La Stampa, 23 febbraio 2018
Giappone, incontri al buio tra genitori per combinare il matrimonio dei figli
In Giappone è in aumento il numero di genitori che partecipano a feste di «matchmaking» nel tentativo di sposare i propri figli. Quella dei matrimoni combinati ovvero «omiai kekkon» (letteralmente, vedere e incontrare prima del matrimonio), è una pratica che risale addirittura all’era Kamakura (XII secolo), e i potenziali partner venivano solitamente fatti incontrare da un intermediario, detto «nakodo».
Oggi sono i genitori che si fanno carico di questa responsabilità, affidandosi alla legge dei grandi numeri (in un solo evento di matchmaking si possono incontrare decine di potenziali partner), come dice un vecchio proverbio giapponese «eta na teppo mo kazu ucha ataru», anche se la pistola è scarsa, dopo molti tentativi alla fine fai centro.
Alla fine degli Anni 30, quasi il 70% dei matrimoni era combinato, nel 1960 il 50%, intorno al 10% negli ultimi anni. Ora il trend sta di nuovo crescendo anche in ragione del fatto che i rapporti tra i generi si sono modificati. Le donne laureate solo una generazione fa avevano davanti la sola opzione del matrimonio, oggi hanno la possibilità di saggiare una propria indipendenza che spesso si tramuta in assuefazione a uno stile di vita al quale non si vuole rinunciare, se non appunto nel momento in cui intervengono «di forza» i genitori. Madri e padri armati di dettagliatissime descrizioni (profili) dei propri figli si presentano nelle hall di grandi alberghi, dove incontreranno decine di altri genitori ansiosi di pescare il candidato che fa per loro.
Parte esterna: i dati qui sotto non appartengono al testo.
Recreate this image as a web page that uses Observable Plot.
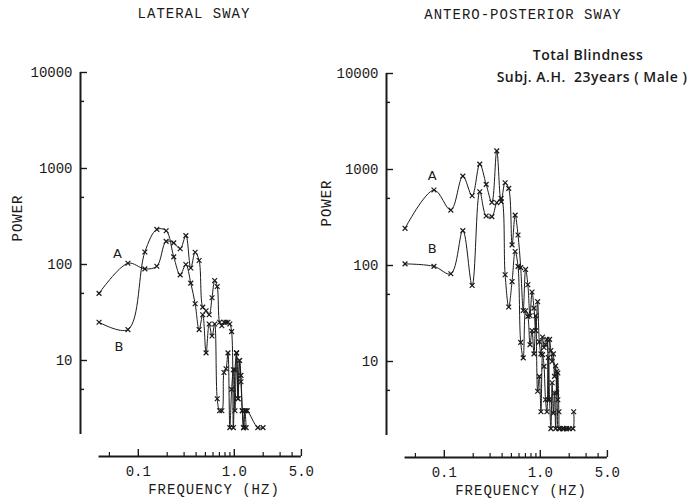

Un tempo questo tipo di matrimoni era considerato più una fusione tra famiglie che tra individui, avvenivano soprattutto tra i samurai per cementare alleanze. Col tempo l’uso si diffuse anche negli strati della popolazione inferiore. Ancora nel periodo Edo (fine del XIX secolo) il sesso era una pratica tra due individui posti su piani differenti, dove solo uno solitamente lo desiderava, l’altro non aveva scelta (prostituzione o appunto matrimoni combinati). Sino al Giappone prebellico, la maggior parte dei matrimoni prescindeva dalla volontà dei singoli contraenti.
Le cose hanno cominciato a cambiare dopo la Seconda guerra mondiale, quando c’è stata la tendenza ad abbandonare questo tipo di matrimonio restrittivo in favore dell’ideale occidentale di un «renai kekkon» (matrimonio d’amore). Tuttavia, questo nuovo «format» importato dall’estero non poteva e non può tuttora soddisfare tutte le aspettative che un matrimonio genera, prima di tutte quelle dei genitori.
Ad esempio, un matrimonio d’amore è certamente l’ideale, ma non se non promette un partner con le giuste qualifiche. E un matrimonio combinato è ancora un modo sicuro per garantire non tanto una corrispondenza sentimentale, ma certamente una economica e di status sociale. Inoltre non bisogna immaginare i moderni matrimoni combinati come qualcosa di organizzato in segreto all’insaputa dei figli. Oggi, dopo gli incontri preliminari è perfettamente accettabile che una delle parti rifiuti l’altra. Nessuno è ancora riuscito a fare un preciso calcolo di quanti siano i giapponesi che oggi scelgono un «omiai kekkon», ma le stime indicano che il numero si aggira tra il 10 e il 30 percento di tutti i matrimoni.
Va detto che se nei matrimoni cosiddetti d’amore il tasso di divorzio è molto alto (uno su tre), nelle coppie combinate il tasso scende intorno al 10%. Sembra quasi che optando per un matrimonio di tipo tradizionale si affrontino anche le difficoltà di coppia in modo tradizionale, ovvero con molta pazienza e tolleranza.
Non esistono solo i «nakodo» o i «matchmaking party», ma anche applicazioni per smartphone, che permettono di scegliere il partner desiderato fino ai dettagli della statura, o dello stile di vita (se fumatore o meno). Ci sono poi gli intermediari estemporanei che fanno molto meno notizia, ad esempio il capoufficio, se tiene particolarmente a un proprio dipendente, provvederà lui a fare da «intermediario». Accade anche nelle scuole di musica o di ripetizione («juku», ovvero i corsi di lezione supplementari) nelle cittadine di provincia, dove i ragazzi che si sono frequentati da adolescenti vengono fatti rincontrare in età da matrimonio, grazie alla lungimiranza di un professore, che tenendo i contatti di tutte le famiglie della zona provvederà a trasformarsi nel cupido della situazione.